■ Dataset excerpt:
════════════════════

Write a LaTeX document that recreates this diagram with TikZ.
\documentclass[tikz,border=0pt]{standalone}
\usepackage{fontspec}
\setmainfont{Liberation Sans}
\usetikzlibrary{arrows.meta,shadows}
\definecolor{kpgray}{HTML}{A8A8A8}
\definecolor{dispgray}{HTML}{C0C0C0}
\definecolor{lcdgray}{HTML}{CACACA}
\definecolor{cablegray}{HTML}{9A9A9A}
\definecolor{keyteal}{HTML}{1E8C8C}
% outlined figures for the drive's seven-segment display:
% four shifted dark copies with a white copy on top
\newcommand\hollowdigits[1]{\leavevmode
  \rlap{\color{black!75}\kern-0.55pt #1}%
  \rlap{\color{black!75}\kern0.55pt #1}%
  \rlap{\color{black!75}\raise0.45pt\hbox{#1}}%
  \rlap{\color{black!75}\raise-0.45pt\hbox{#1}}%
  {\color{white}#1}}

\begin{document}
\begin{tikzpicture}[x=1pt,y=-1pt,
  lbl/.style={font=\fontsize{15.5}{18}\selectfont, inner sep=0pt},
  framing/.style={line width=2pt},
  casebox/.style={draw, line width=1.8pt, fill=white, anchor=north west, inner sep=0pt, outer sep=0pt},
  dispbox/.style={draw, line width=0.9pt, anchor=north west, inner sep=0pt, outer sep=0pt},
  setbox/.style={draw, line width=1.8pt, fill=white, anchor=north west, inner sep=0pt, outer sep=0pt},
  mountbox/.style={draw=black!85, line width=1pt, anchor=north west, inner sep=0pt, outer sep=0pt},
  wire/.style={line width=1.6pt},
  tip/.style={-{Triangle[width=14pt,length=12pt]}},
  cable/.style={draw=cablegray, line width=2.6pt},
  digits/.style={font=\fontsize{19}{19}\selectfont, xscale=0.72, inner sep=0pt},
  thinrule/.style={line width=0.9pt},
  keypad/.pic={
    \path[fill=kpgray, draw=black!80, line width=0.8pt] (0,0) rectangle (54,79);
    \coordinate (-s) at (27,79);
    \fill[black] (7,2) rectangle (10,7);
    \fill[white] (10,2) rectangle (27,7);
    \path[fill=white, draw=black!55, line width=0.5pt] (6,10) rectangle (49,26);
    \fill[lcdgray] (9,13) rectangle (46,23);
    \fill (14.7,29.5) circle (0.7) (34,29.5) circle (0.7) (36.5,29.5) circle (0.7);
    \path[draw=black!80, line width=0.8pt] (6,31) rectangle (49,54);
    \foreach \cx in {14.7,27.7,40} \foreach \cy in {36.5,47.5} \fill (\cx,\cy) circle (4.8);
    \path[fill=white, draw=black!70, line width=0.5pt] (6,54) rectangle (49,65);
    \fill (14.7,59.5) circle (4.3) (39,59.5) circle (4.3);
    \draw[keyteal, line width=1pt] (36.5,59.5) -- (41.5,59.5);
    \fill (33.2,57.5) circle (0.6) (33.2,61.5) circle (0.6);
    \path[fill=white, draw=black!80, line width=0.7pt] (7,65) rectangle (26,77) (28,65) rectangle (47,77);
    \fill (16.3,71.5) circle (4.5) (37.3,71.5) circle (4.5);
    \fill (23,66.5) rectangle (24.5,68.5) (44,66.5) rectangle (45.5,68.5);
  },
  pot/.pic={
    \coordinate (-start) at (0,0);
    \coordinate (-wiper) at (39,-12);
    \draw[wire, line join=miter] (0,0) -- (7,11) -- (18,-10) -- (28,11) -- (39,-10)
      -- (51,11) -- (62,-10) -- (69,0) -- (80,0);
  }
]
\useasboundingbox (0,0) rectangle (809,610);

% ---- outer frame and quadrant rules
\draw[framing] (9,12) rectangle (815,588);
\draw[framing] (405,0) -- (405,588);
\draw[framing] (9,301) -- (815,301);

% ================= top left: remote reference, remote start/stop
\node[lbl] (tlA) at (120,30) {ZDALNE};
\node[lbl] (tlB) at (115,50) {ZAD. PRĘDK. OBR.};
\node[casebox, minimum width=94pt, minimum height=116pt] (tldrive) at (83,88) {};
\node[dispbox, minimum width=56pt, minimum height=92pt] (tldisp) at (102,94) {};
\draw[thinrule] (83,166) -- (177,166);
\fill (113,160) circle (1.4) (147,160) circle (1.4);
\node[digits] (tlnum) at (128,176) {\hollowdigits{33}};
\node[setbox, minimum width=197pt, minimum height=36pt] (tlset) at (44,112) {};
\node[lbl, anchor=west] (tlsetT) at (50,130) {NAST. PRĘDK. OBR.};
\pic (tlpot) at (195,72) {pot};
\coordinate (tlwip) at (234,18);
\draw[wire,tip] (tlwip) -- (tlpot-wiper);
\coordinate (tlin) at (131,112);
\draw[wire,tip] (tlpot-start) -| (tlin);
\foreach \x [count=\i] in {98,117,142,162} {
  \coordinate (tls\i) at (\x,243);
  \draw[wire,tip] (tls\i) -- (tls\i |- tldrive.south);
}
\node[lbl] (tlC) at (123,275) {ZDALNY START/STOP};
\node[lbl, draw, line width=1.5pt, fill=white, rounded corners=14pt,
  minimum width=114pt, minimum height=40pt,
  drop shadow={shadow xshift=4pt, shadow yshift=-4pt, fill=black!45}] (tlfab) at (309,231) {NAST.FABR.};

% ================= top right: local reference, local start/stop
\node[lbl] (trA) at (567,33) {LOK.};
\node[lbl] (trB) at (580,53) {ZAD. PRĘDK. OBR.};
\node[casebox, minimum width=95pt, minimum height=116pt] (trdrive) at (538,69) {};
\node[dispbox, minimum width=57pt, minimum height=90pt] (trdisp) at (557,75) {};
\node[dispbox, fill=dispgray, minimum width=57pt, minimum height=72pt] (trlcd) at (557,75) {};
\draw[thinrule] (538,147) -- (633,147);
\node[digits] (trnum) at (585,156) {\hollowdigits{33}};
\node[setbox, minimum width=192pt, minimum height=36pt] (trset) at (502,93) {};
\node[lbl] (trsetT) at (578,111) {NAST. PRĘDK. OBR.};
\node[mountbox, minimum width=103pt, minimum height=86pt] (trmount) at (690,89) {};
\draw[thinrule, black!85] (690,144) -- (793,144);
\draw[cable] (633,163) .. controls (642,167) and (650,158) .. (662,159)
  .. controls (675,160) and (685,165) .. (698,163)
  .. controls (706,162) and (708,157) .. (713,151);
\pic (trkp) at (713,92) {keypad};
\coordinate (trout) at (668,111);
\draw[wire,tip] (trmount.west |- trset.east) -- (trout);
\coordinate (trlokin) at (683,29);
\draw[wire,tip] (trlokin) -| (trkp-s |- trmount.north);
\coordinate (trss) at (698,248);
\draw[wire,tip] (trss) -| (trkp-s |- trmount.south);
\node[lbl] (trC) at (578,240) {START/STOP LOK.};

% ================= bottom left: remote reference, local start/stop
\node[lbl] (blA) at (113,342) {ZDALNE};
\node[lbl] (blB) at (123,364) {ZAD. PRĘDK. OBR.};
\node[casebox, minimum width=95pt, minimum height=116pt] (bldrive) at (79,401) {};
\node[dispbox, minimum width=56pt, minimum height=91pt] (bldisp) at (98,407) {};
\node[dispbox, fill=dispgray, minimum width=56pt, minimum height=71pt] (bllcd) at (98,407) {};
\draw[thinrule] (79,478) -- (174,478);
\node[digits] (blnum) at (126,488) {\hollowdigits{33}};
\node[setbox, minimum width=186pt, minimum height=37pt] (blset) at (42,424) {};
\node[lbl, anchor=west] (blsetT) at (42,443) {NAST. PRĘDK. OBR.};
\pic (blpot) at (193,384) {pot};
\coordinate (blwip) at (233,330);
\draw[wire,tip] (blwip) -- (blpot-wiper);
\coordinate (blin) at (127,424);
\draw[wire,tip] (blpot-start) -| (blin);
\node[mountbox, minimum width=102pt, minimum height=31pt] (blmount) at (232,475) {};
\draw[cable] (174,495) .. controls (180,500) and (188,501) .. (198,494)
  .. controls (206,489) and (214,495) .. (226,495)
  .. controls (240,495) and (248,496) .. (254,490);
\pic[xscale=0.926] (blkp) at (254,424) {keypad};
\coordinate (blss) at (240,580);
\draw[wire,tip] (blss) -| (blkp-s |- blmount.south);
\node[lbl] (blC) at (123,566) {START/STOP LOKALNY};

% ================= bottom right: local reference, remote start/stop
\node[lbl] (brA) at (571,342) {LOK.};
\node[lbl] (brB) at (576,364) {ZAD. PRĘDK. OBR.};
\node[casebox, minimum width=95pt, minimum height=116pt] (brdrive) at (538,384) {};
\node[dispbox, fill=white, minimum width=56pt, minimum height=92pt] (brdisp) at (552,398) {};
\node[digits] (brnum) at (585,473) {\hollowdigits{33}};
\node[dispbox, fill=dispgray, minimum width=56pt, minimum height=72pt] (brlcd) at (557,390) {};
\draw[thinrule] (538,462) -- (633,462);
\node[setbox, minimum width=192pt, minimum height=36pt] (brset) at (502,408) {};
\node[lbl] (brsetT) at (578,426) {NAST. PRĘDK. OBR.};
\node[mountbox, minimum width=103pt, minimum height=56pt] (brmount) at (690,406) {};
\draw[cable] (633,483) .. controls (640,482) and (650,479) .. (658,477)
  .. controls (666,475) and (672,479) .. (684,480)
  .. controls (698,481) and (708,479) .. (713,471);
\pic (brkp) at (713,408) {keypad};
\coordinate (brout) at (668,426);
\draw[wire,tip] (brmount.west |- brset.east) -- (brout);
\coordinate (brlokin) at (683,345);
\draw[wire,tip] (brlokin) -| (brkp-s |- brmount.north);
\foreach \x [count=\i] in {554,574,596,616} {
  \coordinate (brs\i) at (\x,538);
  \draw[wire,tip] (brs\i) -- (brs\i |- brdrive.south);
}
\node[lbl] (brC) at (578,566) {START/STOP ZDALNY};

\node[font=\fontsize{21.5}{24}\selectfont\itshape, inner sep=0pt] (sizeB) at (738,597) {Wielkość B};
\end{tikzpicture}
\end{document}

════════════════════

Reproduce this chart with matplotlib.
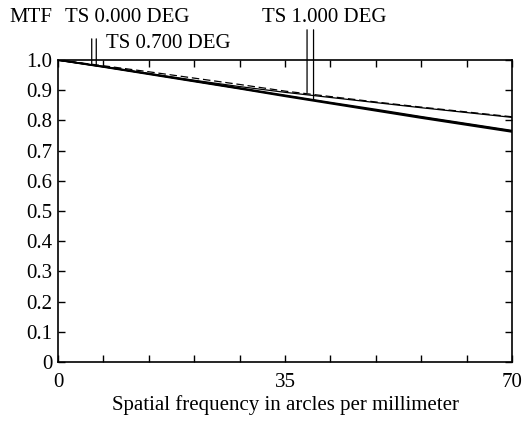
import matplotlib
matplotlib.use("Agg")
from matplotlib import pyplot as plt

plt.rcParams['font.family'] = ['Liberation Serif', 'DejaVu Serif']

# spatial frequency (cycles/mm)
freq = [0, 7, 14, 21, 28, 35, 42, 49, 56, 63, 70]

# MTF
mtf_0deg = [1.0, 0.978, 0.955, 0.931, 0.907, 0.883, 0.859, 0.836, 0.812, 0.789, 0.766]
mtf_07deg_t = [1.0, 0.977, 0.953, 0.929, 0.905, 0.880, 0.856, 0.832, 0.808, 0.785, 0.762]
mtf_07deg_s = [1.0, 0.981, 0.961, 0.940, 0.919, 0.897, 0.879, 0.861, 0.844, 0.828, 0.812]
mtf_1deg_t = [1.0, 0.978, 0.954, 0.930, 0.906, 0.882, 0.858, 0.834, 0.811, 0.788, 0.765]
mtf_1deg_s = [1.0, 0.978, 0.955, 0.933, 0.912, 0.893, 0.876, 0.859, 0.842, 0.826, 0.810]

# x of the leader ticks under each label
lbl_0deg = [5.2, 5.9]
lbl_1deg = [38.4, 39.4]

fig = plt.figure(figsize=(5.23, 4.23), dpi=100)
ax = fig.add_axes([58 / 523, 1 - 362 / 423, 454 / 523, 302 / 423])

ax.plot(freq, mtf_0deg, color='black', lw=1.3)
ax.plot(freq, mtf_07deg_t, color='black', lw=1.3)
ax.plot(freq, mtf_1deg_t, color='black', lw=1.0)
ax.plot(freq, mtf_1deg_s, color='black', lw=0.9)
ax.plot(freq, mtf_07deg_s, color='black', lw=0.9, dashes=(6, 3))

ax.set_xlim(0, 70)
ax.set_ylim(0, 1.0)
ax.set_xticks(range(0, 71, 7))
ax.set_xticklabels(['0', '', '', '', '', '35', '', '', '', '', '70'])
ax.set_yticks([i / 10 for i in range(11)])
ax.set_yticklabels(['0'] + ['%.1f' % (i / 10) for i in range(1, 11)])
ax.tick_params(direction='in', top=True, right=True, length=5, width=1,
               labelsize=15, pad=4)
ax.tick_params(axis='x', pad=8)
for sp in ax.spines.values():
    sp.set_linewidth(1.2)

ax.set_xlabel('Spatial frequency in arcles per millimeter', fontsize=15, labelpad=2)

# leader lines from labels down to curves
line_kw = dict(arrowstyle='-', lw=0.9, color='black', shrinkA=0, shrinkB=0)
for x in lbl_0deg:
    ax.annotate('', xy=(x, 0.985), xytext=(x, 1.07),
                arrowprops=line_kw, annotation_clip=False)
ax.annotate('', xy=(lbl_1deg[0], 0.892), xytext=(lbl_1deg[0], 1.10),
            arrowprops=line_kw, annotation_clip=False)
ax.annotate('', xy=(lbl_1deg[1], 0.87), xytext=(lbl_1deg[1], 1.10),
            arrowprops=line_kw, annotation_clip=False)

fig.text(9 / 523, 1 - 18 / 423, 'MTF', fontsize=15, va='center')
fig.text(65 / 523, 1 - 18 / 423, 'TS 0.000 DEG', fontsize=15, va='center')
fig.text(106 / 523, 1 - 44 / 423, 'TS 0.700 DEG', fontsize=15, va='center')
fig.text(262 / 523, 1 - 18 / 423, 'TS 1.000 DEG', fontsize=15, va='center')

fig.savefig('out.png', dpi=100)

════════════════════

■ WHAT IS NEEDED:
Say how many lines in the records above hold "this", and give no other text.

■ THE SOLUTION:
2